▶ Data segment:
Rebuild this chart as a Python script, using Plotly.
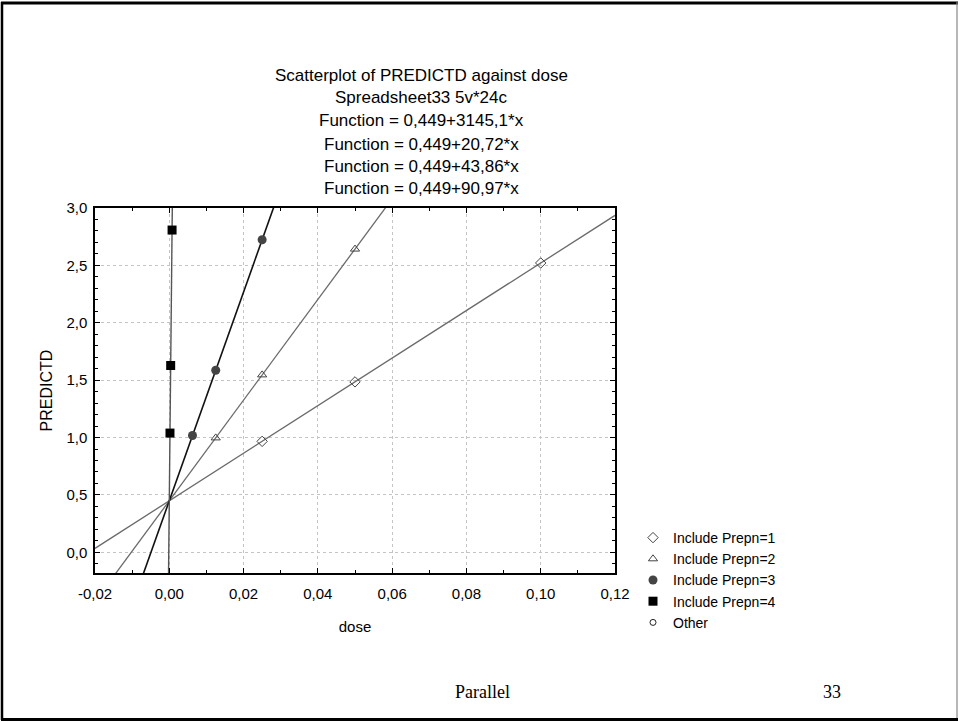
import numpy as np
import plotly.graph_objects as go

# ---------------- data ----------------
intercept = 0.449
slopes = [20.72, 43.86, 90.97, 3145.1]            # Prepn 1..4
title_slopes = ["3145,1", "20,72", "43,86", "90,97"]
series_names = ["Include Prepn=1", "Include Prepn=2", "Include Prepn=3", "Include Prepn=4"]

dose_p1 = [0.025, 0.05, 0.1]
pred_p1 = [0.967, 1.485, 2.521]
dose_p2 = [0.0125, 0.025, 0.05]
pred_p2 = [0.997, 1.546, 2.642]
dose_p3 = [0.00625, 0.0125, 0.025]
pred_p3 = [1.018, 1.586, 2.723]
dose_p4 = [0.0001875, 0.000375, 0.00075]
pred_p4 = [1.039, 1.628, 2.808]

x_ticks = [-0.02, 0.0, 0.02, 0.04, 0.06, 0.08, 0.10, 0.12]
x_tick_labels = ["-0,02", "0,00", "0,02", "0,04", "0,06", "0,08", "0,10", "0,12"]
y_ticks = [0.0, 0.5, 1.0, 1.5, 2.0, 2.5, 3.0]
y_tick_labels = ["0,0", "0,5", "1,0", "1,5", "2,0", "2,5", "3,0"]

# ---------------- layout geometry ----------------
W, H = 959, 722
L, R, T, B = 95, 615, 208, 573
def px(x):
    return (x - L) / (R - L)
def py(y):
    return (B - y) / (B - T)

FONT = "Liberation Sans, Arial, sans-serif"
SERIF = "Liberation Serif, Times New Roman, serif"
fig = go.Figure()

# fitted lines
line_colors = ["#6a6a6a", "#6a6a6a", "#111111", "#555555"]
line_widths = [1.3, 1.3, 1.6, 1.4]
for s, c, w in zip(slopes, line_colors, line_widths):
    if s > 1000:
        xs = np.array([(-0.18 - intercept) / s, (3.0 - intercept) / s])
    else:
        xs = np.array([-0.02, 0.12])
    fig.add_trace(go.Scatter(x=xs, y=intercept + s * xs, mode="lines",
                             line=dict(color=c, width=w), showlegend=False,
                             hoverinfo="skip"))

marker_styles = [
    dict(symbol="diamond-open", size=8, color="#444444", line=dict(width=1, color="#444444")),
    dict(symbol="triangle-up-open", size=8, color="#444444", line=dict(width=1, color="#444444")),
    dict(symbol="circle", size=9, color="#444444"),
    dict(symbol="square", size=9, color="#000000"),
]
xs_all = [dose_p1, dose_p2, dose_p3, dose_p4]
ys_all = [pred_p1, pred_p2, pred_p3, pred_p4]
for name, xs, ys, m in zip(series_names, xs_all, ys_all, marker_styles):
    fig.add_trace(go.Scatter(x=xs, y=ys, mode="markers", name=name, marker=m))
fig.add_trace(go.Scatter(x=[None], y=[None], mode="markers", name="Other",
                         marker=dict(symbol="circle-open", size=6, color="#222222",
                                     line=dict(width=1, color="#222222"))))

# title lines
title_lines = ["Scatterplot of PREDICTD against dose", "Spreadsheet33 5v*24c"] + \
    ["Function = 0,449+%s*x" % s for s in title_slopes]
title_pos = [76, 98, 121, 144, 166, 188]
annotations = []
for txt, yy in zip(title_lines, title_pos):
    annotations.append(dict(text=txt, x=px(421), y=py(yy), xref="paper", yref="paper",
                            showarrow=False, xanchor="center", yanchor="middle",
                            font=dict(family=FONT, size=17, color="black")))
# footer
annotations.append(dict(text="Parallel", x=px(482), y=py(692), xref="paper", yref="paper",
                        showarrow=False, xanchor="center", yanchor="middle",
                        font=dict(family=SERIF, size=18, color="black")))
annotations.append(dict(text="33", x=px(832), y=py(692), xref="paper", yref="paper",
                        showarrow=False, xanchor="center", yanchor="middle",
                        font=dict(family=SERIF, size=18, color="black")))

shapes = [
    dict(type="line", xref="paper", yref="paper", x0=px(1), x1=px(958), y0=py(3), y1=py(3),
         line=dict(color="black", width=3)),
    dict(type="line", xref="paper", yref="paper", x0=px(2), x1=px(2), y0=py(2), y1=py(720),
         line=dict(color="black", width=2.5)),
    dict(type="line", xref="paper", yref="paper", x0=px(957), x1=px(957), y0=py(2), y1=py(720),
         line=dict(color="#888888", width=1.2)),
    dict(type="line", xref="paper", yref="paper", x0=px(1), x1=px(958), y0=py(719.5), y1=py(719.5),
         line=dict(color="black", width=3)),
]

axis_common = dict(showline=True, linecolor="black", linewidth=1.5, mirror="ticks",
                   ticks="inside", ticklen=5, tickcolor="black", tickwidth=1,
                   showgrid=True, gridcolor="#c4c4c4", griddash="dot", gridwidth=1,
                   zeroline=False, tickfont=dict(family=FONT, size=15, color="black"))

fig.update_layout(
    width=W, height=H,
    margin=dict(l=L, r=W - R, t=T, b=H - B),
    paper_bgcolor="white", plot_bgcolor="white",
    font=dict(family=FONT, size=15, color="black"),
    xaxis=dict(range=[-0.02, 0.12], tickvals=x_ticks, ticktext=x_tick_labels,
               ticklabelstandoff=6,
               title=dict(text="dose", font=dict(family=FONT, size=15), standoff=21),
               minor=dict(ticks="inside", ticklen=3, tickcolor="black", dtick=0.01, showgrid=False),
               **axis_common),
    yaxis=dict(range=[-0.18, 3.0], tickvals=y_ticks, ticktext=y_tick_labels,
               ticklabelstandoff=3,
               title=dict(text="PREDICTD", font=dict(family=FONT, size=16), standoff=10),
               minor=dict(ticks="inside", ticklen=3, tickcolor="black", dtick=0.1, tick0=0, showgrid=False),
               **axis_common),
    legend=dict(x=px(633), y=py(522), xanchor="left", yanchor="top",
                font=dict(family=FONT, size=14, color="black"),
                bgcolor="rgba(0,0,0,0)", itemsizing="trace", tracegroupgap=0),
    annotations=annotations,
    shapes=shapes,
    showlegend=True,
)

fig.write_html("out.html")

▶ Direction:
Your task is an exact transcription of all the data, minus the pictures.

▶ Solution to this task:
Rebuild this chart as a Python script, using Plotly.
import numpy as np
import plotly.graph_objects as go

# ---------------- data ----------------
intercept = 0.449
slopes = [20.72, 43.86, 90.97, 3145.1]            # Prepn 1..4
title_slopes = ["3145,1", "20,72", "43,86", "90,97"]
series_names = ["Include Prepn=1", "Include Prepn=2", "Include Prepn=3", "Include Prepn=4"]

dose_p1 = [0.025, 0.05, 0.1]
pred_p1 = [0.967, 1.485, 2.521]
dose_p2 = [0.0125, 0.025, 0.05]
pred_p2 = [0.997, 1.546, 2.642]
dose_p3 = [0.00625, 0.0125, 0.025]
pred_p3 = [1.018, 1.586, 2.723]
dose_p4 = [0.0001875, 0.000375, 0.00075]
pred_p4 = [1.039, 1.628, 2.808]

x_ticks = [-0.02, 0.0, 0.02, 0.04, 0.06, 0.08, 0.10, 0.12]
x_tick_labels = ["-0,02", "0,00", "0,02", "0,04", "0,06", "0,08", "0,10", "0,12"]
y_ticks = [0.0, 0.5, 1.0, 1.5, 2.0, 2.5, 3.0]
y_tick_labels = ["0,0", "0,5", "1,0", "1,5", "2,0", "2,5", "3,0"]

# ---------------- layout geometry ----------------
W, H = 959, 722
L, R, T, B = 95, 615, 208, 573
def px(x):
    return (x - L) / (R - L)
def py(y):
    return (B - y) / (B - T)

FONT = "Liberation Sans, Arial, sans-serif"
SERIF = "Liberation Serif, Times New Roman, serif"
fig = go.Figure()

# fitted lines
line_colors = ["#6a6a6a", "#6a6a6a", "#111111", "#555555"]
line_widths = [1.3, 1.3, 1.6, 1.4]
for s, c, w in zip(slopes, line_colors, line_widths):
    if s > 1000:
        xs = np.array([(-0.18 - intercept) / s, (3.0 - intercept) / s])
    else:
        xs = np.array([-0.02, 0.12])
    fig.add_trace(go.Scatter(x=xs, y=intercept + s * xs, mode="lines",
                             line=dict(color=c, width=w), showlegend=False,
                             hoverinfo="skip"))

marker_styles = [
    dict(symbol="diamond-open", size=8, color="#444444", line=dict(width=1, color="#444444")),
    dict(symbol="triangle-up-open", size=8, color="#444444", line=dict(width=1, color="#444444")),
    dict(symbol="circle", size=9, color="#444444"),
    dict(symbol="square", size=9, color="#000000"),
]
xs_all = [dose_p1, dose_p2, dose_p3, dose_p4]
ys_all = [pred_p1, pred_p2, pred_p3, pred_p4]
for name, xs, ys, m in zip(series_names, xs_all, ys_all, marker_styles):
    fig.add_trace(go.Scatter(x=xs, y=ys, mode="markers", name=name, marker=m))
fig.add_trace(go.Scatter(x=[None], y=[None], mode="markers", name="Other",
                         marker=dict(symbol="circle-open", size=6, color="#222222",
                                     line=dict(width=1, color="#222222"))))

# title lines
title_lines = ["Scatterplot of PREDICTD against dose", "Spreadsheet33 5v*24c"] + \
    ["Function = 0,449+%s*x" % s for s in title_slopes]
title_pos = [76, 98, 121, 144, 166, 188]
annotations = []
for txt, yy in zip(title_lines, title_pos):
    annotations.append(dict(text=txt, x=px(421), y=py(yy), xref="paper", yref="paper",
                            showarrow=False, xanchor="center", yanchor="middle",
                            font=dict(family=FONT, size=17, color="black")))
# footer
annotations.append(dict(text="Parallel", x=px(482), y=py(692), xref="paper", yref="paper",
                        showarrow=False, xanchor="center", yanchor="middle",
                        font=dict(family=SERIF, size=18, color="black")))
annotations.append(dict(text="33", x=px(832), y=py(692), xref="paper", yref="paper",
                        showarrow=False, xanchor="center", yanchor="middle",
                        font=dict(family=SERIF, size=18, color="black")))

shapes = [
    dict(type="line", xref="paper", yref="paper", x0=px(1), x1=px(958), y0=py(3), y1=py(3),
         line=dict(color="black", width=3)),
    dict(type="line", xref="paper", yref="paper", x0=px(2), x1=px(2), y0=py(2), y1=py(720),
         line=dict(color="black", width=2.5)),
    dict(type="line", xref="paper", yref="paper", x0=px(957), x1=px(957), y0=py(2), y1=py(720),
         line=dict(color="#888888", width=1.2)),
    dict(type="line", xref="paper", yref="paper", x0=px(1), x1=px(958), y0=py(719.5), y1=py(719.5),
         line=dict(color="black", width=3)),
]

axis_common = dict(showline=True, linecolor="black", linewidth=1.5, mirror="ticks",
                   ticks="inside", ticklen=5, tickcolor="black", tickwidth=1,
                   showgrid=True, gridcolor="#c4c4c4", griddash="dot", gridwidth=1,
                   zeroline=False, tickfont=dict(family=FONT, size=15, color="black"))

fig.update_layout(
    width=W, height=H,
    margin=dict(l=L, r=W - R, t=T, b=H - B),
    paper_bgcolor="white", plot_bgcolor="white",
    font=dict(family=FONT, size=15, color="black"),
    xaxis=dict(range=[-0.02, 0.12], tickvals=x_ticks, ticktext=x_tick_labels,
               ticklabelstandoff=6,
               title=dict(text="dose", font=dict(family=FONT, size=15), standoff=21),
               minor=dict(ticks="inside", ticklen=3, tickcolor="black", dtick=0.01, showgrid=False),
               **axis_common),
    yaxis=dict(range=[-0.18, 3.0], tickvals=y_ticks, ticktext=y_tick_labels,
               ticklabelstandoff=3,
               title=dict(text="PREDICTD", font=dict(family=FONT, size=16), standoff=10),
               minor=dict(ticks="inside", ticklen=3, tickcolor="black", dtick=0.1, tick0=0, showgrid=False),
               **axis_common),
    legend=dict(x=px(633), y=py(522), xanchor="left", yanchor="top",
                font=dict(family=FONT, size=14, color="black"),
                bgcolor="rgba(0,0,0,0)", itemsizing="trace", tracegroupgap=0),
    annotations=annotations,
    shapes=shapes,
    showlegend=True,
)

fig.write_html("out.html")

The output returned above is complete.